*Requirement*
Sort through the data and copy the lines holding the word "with".

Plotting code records
╔══

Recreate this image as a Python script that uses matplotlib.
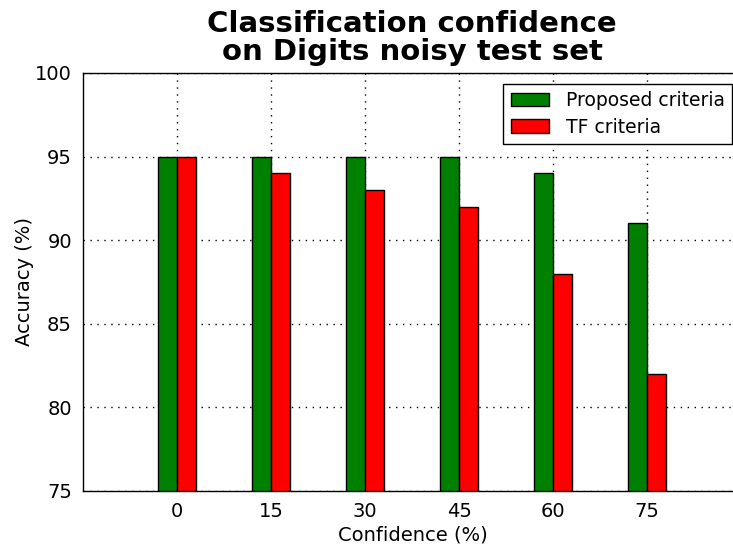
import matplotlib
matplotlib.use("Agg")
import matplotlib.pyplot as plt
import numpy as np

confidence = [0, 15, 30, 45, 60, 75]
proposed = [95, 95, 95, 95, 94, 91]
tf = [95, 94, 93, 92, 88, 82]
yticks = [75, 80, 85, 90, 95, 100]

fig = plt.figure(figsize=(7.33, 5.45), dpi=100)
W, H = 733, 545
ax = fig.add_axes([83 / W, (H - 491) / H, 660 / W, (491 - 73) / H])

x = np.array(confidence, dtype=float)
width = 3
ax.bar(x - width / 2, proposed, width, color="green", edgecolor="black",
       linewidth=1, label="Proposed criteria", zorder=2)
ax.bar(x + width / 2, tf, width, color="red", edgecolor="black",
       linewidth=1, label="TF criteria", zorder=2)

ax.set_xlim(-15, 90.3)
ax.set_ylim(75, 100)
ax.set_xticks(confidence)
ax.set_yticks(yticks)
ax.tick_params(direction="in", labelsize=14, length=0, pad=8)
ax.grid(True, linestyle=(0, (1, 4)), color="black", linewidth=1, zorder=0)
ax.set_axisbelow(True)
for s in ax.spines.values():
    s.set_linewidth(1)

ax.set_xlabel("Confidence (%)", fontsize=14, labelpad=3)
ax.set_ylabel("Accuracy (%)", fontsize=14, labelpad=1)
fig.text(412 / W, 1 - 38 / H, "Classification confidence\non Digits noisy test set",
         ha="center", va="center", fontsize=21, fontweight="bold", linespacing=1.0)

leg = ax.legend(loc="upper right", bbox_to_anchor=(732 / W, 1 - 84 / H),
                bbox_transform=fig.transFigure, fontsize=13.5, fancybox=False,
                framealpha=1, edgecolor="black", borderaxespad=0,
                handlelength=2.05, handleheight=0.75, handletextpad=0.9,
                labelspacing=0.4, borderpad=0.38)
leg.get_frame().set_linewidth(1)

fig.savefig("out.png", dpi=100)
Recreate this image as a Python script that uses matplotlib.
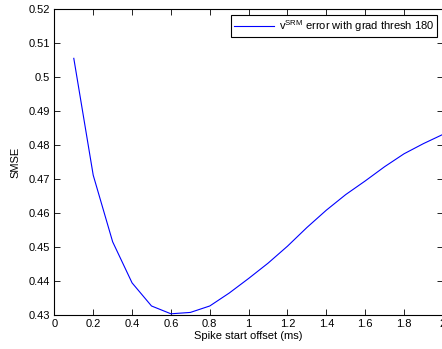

╚══
╔══

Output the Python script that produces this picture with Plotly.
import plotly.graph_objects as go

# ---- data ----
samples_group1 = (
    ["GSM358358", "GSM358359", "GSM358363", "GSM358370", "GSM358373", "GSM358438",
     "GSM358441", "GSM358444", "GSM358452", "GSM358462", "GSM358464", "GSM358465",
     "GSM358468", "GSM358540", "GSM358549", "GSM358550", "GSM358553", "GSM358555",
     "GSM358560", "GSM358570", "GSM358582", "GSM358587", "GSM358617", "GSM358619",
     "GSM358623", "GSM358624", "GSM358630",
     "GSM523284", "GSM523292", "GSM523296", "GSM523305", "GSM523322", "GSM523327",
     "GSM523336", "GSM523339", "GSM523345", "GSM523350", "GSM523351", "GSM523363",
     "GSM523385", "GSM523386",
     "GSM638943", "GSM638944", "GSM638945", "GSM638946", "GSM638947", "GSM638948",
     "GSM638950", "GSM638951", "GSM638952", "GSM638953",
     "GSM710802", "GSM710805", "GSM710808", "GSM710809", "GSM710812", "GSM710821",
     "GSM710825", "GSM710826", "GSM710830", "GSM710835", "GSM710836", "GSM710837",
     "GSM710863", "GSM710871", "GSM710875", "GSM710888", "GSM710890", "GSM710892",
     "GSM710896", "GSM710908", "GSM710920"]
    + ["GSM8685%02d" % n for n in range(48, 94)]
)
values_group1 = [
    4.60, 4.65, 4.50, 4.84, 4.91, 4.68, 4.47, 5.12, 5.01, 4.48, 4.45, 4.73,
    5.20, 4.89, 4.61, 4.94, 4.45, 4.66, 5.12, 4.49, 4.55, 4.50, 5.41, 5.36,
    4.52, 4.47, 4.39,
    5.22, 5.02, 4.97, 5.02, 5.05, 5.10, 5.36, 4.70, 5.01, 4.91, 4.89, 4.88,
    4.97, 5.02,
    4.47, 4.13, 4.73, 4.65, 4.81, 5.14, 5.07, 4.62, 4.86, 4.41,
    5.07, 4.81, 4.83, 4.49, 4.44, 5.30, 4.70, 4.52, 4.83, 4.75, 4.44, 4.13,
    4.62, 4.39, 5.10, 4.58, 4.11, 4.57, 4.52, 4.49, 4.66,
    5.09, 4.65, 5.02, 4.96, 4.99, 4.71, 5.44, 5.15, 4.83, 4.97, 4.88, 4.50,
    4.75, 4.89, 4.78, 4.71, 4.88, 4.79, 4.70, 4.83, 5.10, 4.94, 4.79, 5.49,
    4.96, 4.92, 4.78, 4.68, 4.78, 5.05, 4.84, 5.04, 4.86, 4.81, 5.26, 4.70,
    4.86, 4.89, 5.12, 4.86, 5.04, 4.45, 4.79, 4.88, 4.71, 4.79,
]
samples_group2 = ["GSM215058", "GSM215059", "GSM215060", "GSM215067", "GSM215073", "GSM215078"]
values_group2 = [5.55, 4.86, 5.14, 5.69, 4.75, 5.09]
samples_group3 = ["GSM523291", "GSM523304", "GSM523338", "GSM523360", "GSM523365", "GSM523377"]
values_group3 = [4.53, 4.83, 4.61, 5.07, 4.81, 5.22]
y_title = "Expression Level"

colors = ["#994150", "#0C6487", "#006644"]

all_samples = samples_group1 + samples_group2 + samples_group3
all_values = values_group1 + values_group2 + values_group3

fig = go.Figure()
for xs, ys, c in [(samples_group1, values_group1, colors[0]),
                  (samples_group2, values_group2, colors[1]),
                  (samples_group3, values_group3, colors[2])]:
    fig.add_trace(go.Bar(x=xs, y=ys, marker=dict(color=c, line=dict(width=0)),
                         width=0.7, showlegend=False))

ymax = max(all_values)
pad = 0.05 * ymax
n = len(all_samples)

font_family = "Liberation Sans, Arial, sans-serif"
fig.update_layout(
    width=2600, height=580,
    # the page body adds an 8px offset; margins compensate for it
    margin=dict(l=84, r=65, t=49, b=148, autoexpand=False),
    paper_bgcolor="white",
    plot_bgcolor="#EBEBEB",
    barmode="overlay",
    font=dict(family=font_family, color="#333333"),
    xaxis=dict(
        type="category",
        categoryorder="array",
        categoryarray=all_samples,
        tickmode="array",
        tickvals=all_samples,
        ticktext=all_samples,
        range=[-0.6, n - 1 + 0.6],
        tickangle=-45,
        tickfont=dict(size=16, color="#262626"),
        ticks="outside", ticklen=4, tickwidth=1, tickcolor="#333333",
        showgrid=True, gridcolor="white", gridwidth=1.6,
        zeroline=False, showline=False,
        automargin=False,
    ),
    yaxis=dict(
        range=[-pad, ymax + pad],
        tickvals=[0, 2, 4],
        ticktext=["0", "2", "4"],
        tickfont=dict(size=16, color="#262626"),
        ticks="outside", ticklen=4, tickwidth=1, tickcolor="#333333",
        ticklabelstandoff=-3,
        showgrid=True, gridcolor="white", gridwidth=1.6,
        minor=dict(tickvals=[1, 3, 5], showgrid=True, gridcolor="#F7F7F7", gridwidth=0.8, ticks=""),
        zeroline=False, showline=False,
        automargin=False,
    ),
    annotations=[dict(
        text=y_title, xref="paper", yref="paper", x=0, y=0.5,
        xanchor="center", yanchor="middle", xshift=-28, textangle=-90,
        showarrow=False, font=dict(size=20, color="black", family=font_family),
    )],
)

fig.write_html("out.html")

╚══
╔══

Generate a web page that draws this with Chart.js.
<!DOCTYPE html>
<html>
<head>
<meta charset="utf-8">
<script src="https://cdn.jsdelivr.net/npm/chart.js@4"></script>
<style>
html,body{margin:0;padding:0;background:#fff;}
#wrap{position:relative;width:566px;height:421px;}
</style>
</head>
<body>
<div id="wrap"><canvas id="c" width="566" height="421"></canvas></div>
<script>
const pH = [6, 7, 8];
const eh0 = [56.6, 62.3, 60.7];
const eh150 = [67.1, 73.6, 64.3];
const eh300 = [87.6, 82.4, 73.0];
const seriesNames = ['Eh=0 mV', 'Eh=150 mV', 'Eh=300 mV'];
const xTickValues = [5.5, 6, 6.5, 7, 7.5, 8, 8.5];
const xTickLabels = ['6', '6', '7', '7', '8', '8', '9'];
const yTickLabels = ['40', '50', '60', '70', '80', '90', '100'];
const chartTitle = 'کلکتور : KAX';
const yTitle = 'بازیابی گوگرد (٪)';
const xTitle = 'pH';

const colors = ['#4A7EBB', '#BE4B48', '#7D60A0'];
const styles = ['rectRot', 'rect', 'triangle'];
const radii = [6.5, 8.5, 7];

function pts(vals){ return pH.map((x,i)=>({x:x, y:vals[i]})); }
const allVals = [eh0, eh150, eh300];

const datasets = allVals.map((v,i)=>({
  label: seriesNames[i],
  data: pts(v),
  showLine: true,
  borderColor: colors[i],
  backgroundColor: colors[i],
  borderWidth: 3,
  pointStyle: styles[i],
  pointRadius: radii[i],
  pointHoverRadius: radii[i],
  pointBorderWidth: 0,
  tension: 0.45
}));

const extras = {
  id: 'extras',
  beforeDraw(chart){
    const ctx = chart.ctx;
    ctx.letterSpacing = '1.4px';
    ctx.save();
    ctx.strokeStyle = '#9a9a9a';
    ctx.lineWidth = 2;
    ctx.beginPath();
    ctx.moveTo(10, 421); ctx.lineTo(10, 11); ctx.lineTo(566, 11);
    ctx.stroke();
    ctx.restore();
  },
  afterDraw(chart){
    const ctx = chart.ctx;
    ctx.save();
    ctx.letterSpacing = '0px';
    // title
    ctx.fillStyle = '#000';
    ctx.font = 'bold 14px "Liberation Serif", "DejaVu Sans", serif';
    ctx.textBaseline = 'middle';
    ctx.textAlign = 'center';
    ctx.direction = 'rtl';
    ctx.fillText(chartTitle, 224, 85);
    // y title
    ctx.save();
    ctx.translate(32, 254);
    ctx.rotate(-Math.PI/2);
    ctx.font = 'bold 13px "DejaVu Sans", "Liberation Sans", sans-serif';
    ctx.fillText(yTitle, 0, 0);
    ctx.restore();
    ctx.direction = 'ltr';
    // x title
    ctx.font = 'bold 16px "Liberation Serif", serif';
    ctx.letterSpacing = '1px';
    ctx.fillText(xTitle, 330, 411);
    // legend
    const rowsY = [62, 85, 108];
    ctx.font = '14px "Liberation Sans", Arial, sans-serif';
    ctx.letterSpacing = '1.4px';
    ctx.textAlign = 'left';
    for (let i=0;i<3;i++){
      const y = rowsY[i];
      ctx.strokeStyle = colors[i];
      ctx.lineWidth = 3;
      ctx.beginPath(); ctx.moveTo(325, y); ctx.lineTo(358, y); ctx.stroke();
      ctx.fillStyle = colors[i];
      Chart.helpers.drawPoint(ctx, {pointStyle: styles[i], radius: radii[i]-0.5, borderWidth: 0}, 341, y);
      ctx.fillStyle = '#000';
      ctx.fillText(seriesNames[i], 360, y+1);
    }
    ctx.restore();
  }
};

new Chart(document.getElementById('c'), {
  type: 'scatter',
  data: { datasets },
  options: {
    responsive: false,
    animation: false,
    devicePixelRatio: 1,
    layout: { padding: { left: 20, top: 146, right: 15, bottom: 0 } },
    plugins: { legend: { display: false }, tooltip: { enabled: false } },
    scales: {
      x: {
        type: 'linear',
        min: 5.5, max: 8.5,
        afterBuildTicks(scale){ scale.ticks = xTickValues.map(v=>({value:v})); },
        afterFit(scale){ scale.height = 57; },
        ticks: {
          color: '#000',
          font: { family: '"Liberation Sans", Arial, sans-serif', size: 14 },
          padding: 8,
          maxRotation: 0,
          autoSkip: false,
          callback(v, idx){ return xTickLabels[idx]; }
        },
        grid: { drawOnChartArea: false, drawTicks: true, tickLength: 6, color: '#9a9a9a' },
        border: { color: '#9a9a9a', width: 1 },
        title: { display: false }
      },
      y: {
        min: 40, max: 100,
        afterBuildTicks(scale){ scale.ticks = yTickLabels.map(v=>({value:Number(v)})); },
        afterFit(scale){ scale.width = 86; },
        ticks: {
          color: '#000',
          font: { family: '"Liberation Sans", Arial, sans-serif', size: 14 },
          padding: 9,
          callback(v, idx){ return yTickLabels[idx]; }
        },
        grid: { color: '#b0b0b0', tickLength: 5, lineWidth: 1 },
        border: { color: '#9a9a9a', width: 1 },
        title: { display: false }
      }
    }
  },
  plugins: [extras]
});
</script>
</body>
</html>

╚══

*Right answer*
Output the Python script that produces this picture with Plotly.
Generate a web page that draws this with Chart.js.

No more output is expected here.